Friday, January 27, 2012

List 4 - I miss . . .

I thought about a funny list for today, but somehow memories kept flowing into my awareness this week. They haven't been sad memories; just memories and they've had me thinking.  Sometimes I tend to get hung up on things (not meaning objects exactly, more like experiences) that I had that my children will not get to have.  Sometimes I go on and on about that - just ask my children.  More than once, one of them has tried (unsuccessfully) to explain to me that they don't miss the 'things' I'm talking about and they are just fine.  But I MISS THEM for them, I try to explain.  That's usually unsuccessful, too.

So, today's list is a few things I miss.  As with all of the Friday lists, this is not complete, there is no particular order and I reserve the right to add to, take away or amend items at any time.  Check out my list and then make your own.  You could even use some time this weekend to bore your children or some friends with your list.  I'm hoping to use mine for a couple of pleasant day dreams (and then I'll go over it again with my kids).


In my home growing up, there was a gallery of family pictures on the landing at the top of the stairs.  In the middle of all of the framed photographs was a small plaque that read, "While giving our kids the things we had not, let's not forget to give them the things we did have."  I didn't get that.  Now I do.

THINGS I MISS:

  1. Screen doors on houses (that are missing the paint right around the handle) and squeak a little bit and make a loud bang when they are let go.
  2. Cabooses.  Apparently they held no real importance, but they meant a lot to me.  They helped make sense of things and helped us all know that things were in order.
  3. Footies with balls on the back and white Adidas with royal blue stripes.
  4. Eating fruit at the 'right' times.  I liked it when it was special to eat a watermelon, a peach or a tomato and you had to eat them when they were grown.  I know in my heart that I haven't tasted as good a piece of fruit in my adulthood as I tasted in my childhood.  It has been suggested that perhaps I am remembering it with fondness, recalling other feelings that went along with the eating of the fruit.  No way - they tasted better.  I hate to sound like Andy Rooney, but I'm just right about this.
  5. The little corner booths in the front of Pizza Huts.  If you don't know what I'm talking about, my thoughts are with you.  I'm sorry, but you haven't truly lived.  I can think of nothing that feels quite like getting to the Pizza Hut and realizing that one of the two booths was  open and you and your sister were going to get it - nothing.  There wasn't a ton of wiggle room, but the pizza definitely tasted better in that spot.  It did.
  6. Strumming a tennis racket and singing along, while performing a rousing rendition of "Crazy Horses" by the Osmond Brothers.  Guitar Hero?  Whatever.
  7. Going to people's houses and looking up on top of their refrigerator and seeing that shiny cool Charles Chips tin.  What happened to those?
  8. Those nice men (usually there was one in each church or sitting by the door at a gas station) who gave you a nickel or a dime or a quarter.  I think some of them gave away a piece of hard candy.
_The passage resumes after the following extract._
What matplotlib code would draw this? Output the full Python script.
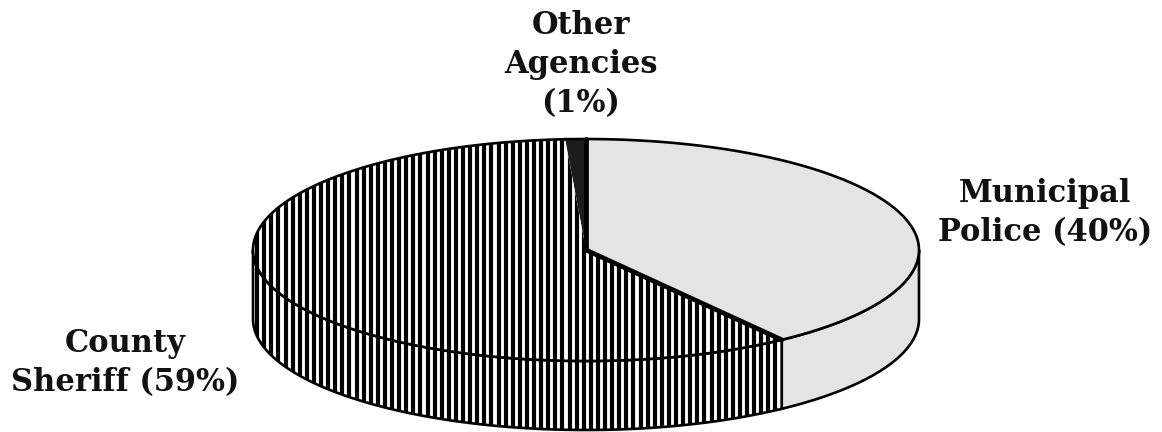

They were nice and said, "Here, get you something nice with this."  Somehow, they weren't creepy and everybody loved them.  They were always prepared; and lots of times, you could hear the coins jingling when they reached into the pocket.  Some of them had side talents to go along with the gift, like talking like a duck or pulling the coin out of your ear or repeating long tongue twisters.
  9. The slide at "Wheeler Park" in Douglas, Georgia (where my grandparents lived).  It was at least five million four thousand two hundred and thirty six feet high and was undoubtedly the coolest piece of play equipment ever invented.  I count myself among the few, the proud, the privileged ones that got to spend afternoons on that skyscraping edifice before sensibility came into play.  If there was a slide like that today, I'm afraid I would see children harnessed to their mothers and being brought down slowly, one child per two minute period.  Never will there be a cooler thing.  If I knew where that slide was, I believe I'd buy it and put it in my yard as art.  And if it has been melted down for the metal, I hope I never find out about it.
  10. Walking home from school.  I did not walk home from school uphill both ways in the snow.  I did not carry a tuba.  I just headed out of the back of Gaines School, loitered a bit on the playground, met with other kids, cut through the woods that went from the road behind the school to our neighborhood and meandered along home.  Ponderosa Drive was a long, winding hill and what started as a loose gang of twenty or so kids, eventually wound down to just a few.  Sometimes we laughed and talked.  Sometimes one person was mad at another.  One time we saw a dog get hit in front of the Tumlin's and helped wait with the injured dog until a vet arrived. Sometimes we might stop at someone else's house to look at something or have a snack or watch tv and sometimes we might just walk straight home.  No parents were involved.  No worried grown ups watched us from behind trees; we just walked along.  We were learning about what to do on our own.  I guess we must have had to hurry some times, but I can't remember that.  It all seemed kind of slow.  I'm thankful, and I wish my kids got to do it, too.





1 comment:

  1. Footies with balls!!!! Oh, the joy they used to bring me!!! Color coordinate the ball with your Panama Jack t-shirt....a must!!!!